Em suma: ganhou a feitiçaria, perdeu a memória. Assim se desvanece o passado e se enaltece a mera fruição do presente. E a abóbora parece vir tomando o lugar das flores. Como diz o provérbio “a abóbora e o nabo ao fim de três dias enganaram o diabo”. Que diabo? Cada qual que dê a sua resposta…
Parece que há ideias que apontam no sentido de restabelecer alguns dos 4 feriados suprimidos ou suspensos. O que se fala mais é do dia 1 de Dezembro, Dia da Restauração da Independência Nacional, sem dúvida uma efeméride significativa para a Nação Portuguesa. Mas, do ponto de vista dos valores fundamentais que constituem o acervo de uma Nação, sou de opinião que o valor humanista e solidário da família, enquanto única instituição natural e universal, e a diacronia entre os que já nos deixaram e os que prosseguem o caminho da vida, não podem ser considerados apenas num segundo plano.

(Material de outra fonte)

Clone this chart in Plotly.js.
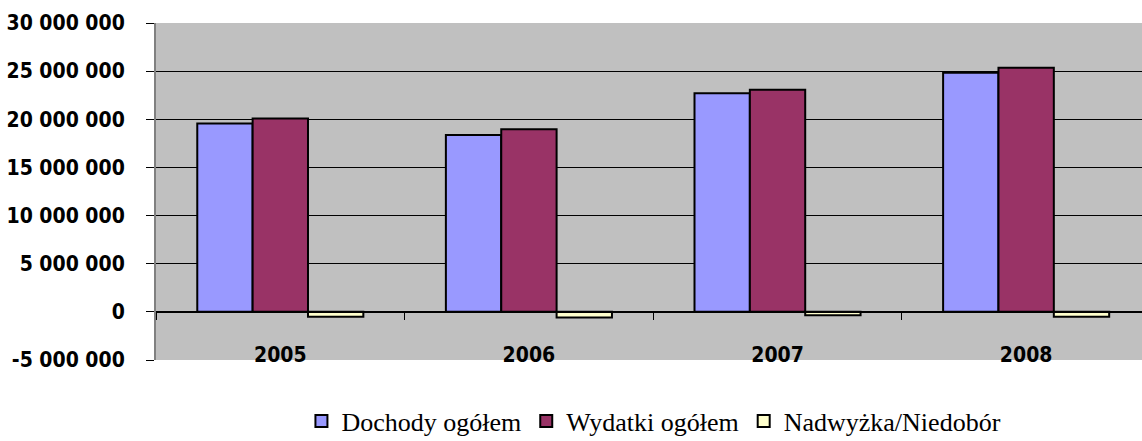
<!DOCTYPE html>
<html>
<head>
<meta charset="utf-8">
<script src="https://cdn.plot.ly/plotly-3.0.1.min.js"></script>
<style>
html,body{margin:0;padding:0;background:#fff;overflow:hidden;}
#chart{width:1142px;height:441px;}
</style>
</head>
<body>
<div id="chart"></div>
<script>
// ---- data ----
var years = ['2005', '2006', '2007', '2008'];
var dochody = [19550000, 18370000, 22710000, 24830000];
var wydatki = [20070000, 18960000, 23060000, 25350000];
var nadwyzka = [-520000, -590000, -350000, -520000];
var seriesNames = ['Dochody ogółem', 'Wydatki ogółem', 'Nadwyżka/Niedobór'];
var yTickValues = [-5000000, 0, 5000000, 10000000, 15000000, 20000000, 25000000, 30000000];
var yTickLabels = ['-5 000 000', '0', '5 000 000', '10 000 000', '15 000 000', '20 000 000', '25 000 000', '30 000 000'];

var colors = ['#9999FF', '#993366', '#FFFFCC'];
var values = [dochody, wydatki, nadwyzka];

var traces = values.map(function (v, i) {
  return {
    type: 'bar',
    x: years,
    y: v,
    name: seriesNames[i],
    marker: {color: colors[i], line: {color: '#000000', width: 2}},
    hoverinfo: 'skip'
  };
});

var tickFont = {family: '"DejaVu Sans Condensed", "DejaVu Sans", sans-serif', size: 21, color: '#000', weight: 'bold'};

var layout = {
  width: 1142,
  height: 441,
  margin: {l: 156, r: 0, t: 23, b: 81, pad: 0, autoexpand: false},
  paper_bgcolor: '#FFFFFF',
  plot_bgcolor: '#C0C0C0',
  barmode: 'group',
  bargap: 0.332,
  bargroupgap: 0,
  showlegend: true,
  legend: {
    orientation: 'h',
    xref: 'paper', x: 0.505, xanchor: 'center',
    yref: 'container', y: 0.045, yanchor: 'middle',
    font: {family: '"Liberation Serif", "Times New Roman", serif', size: 26, color: '#000'},
    bgcolor: 'rgba(0,0,0,0)'
  },
  xaxis: {
    type: 'category',
    range: [-0.5, 3.466],
    anchor: 'free',
    position: 5 / 35,
    automargin: false,
    showline: true, linecolor: '#000', linewidth: 1,
    showgrid: false, zeroline: false,
    ticks: 'outside', tickson: 'boundaries', ticklen: 7, tickcolor: '#000', tickwidth: 1,
    tickfont: tickFont,
    ticklabelstandoff: 24
  },
  xaxis2: {
    matches: 'x',
    overlaying: 'x',
    anchor: 'y',
    side: 'bottom',
    automargin: false,
    showline: true, mirror: true, linecolor: '#808080', linewidth: 2,
    showgrid: false, zeroline: false,
    ticks: '', showticklabels: false
  },
  yaxis: {
    range: [-5000000, 30000000],
    tickvals: yTickValues,
    ticktext: yTickLabels,
    automargin: false,
    showgrid: true, gridcolor: '#000', gridwidth: 1,
    zeroline: false,
    showline: true, linecolor: '#808080', linewidth: 2,
    ticks: 'outside', ticklen: 8, tickcolor: '#000', tickwidth: 1,
    tickfont: tickFont,
    ticklabelstandoff: 17
  }
};

Plotly.newPlot('chart', traces, layout, {staticPlot: true, displayModeBar: false});
</script>
</body>
</html>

Independentemente de se ter fé ou não.
Mas, para os cristãos — como eu — o seu significado é acrescido porque a comunhão com os santos e a comunhão com os defuntos se juntam na única família de Deus: “Todos os que somos filhos de Deus e formamos em Cristo uma família, ao comunicarmos uns com os outros na caridade mútua e no comum louvor da Santíssima Trindade, correspondemos à íntima vocação da Igreja” (Catecismo Católico, 959).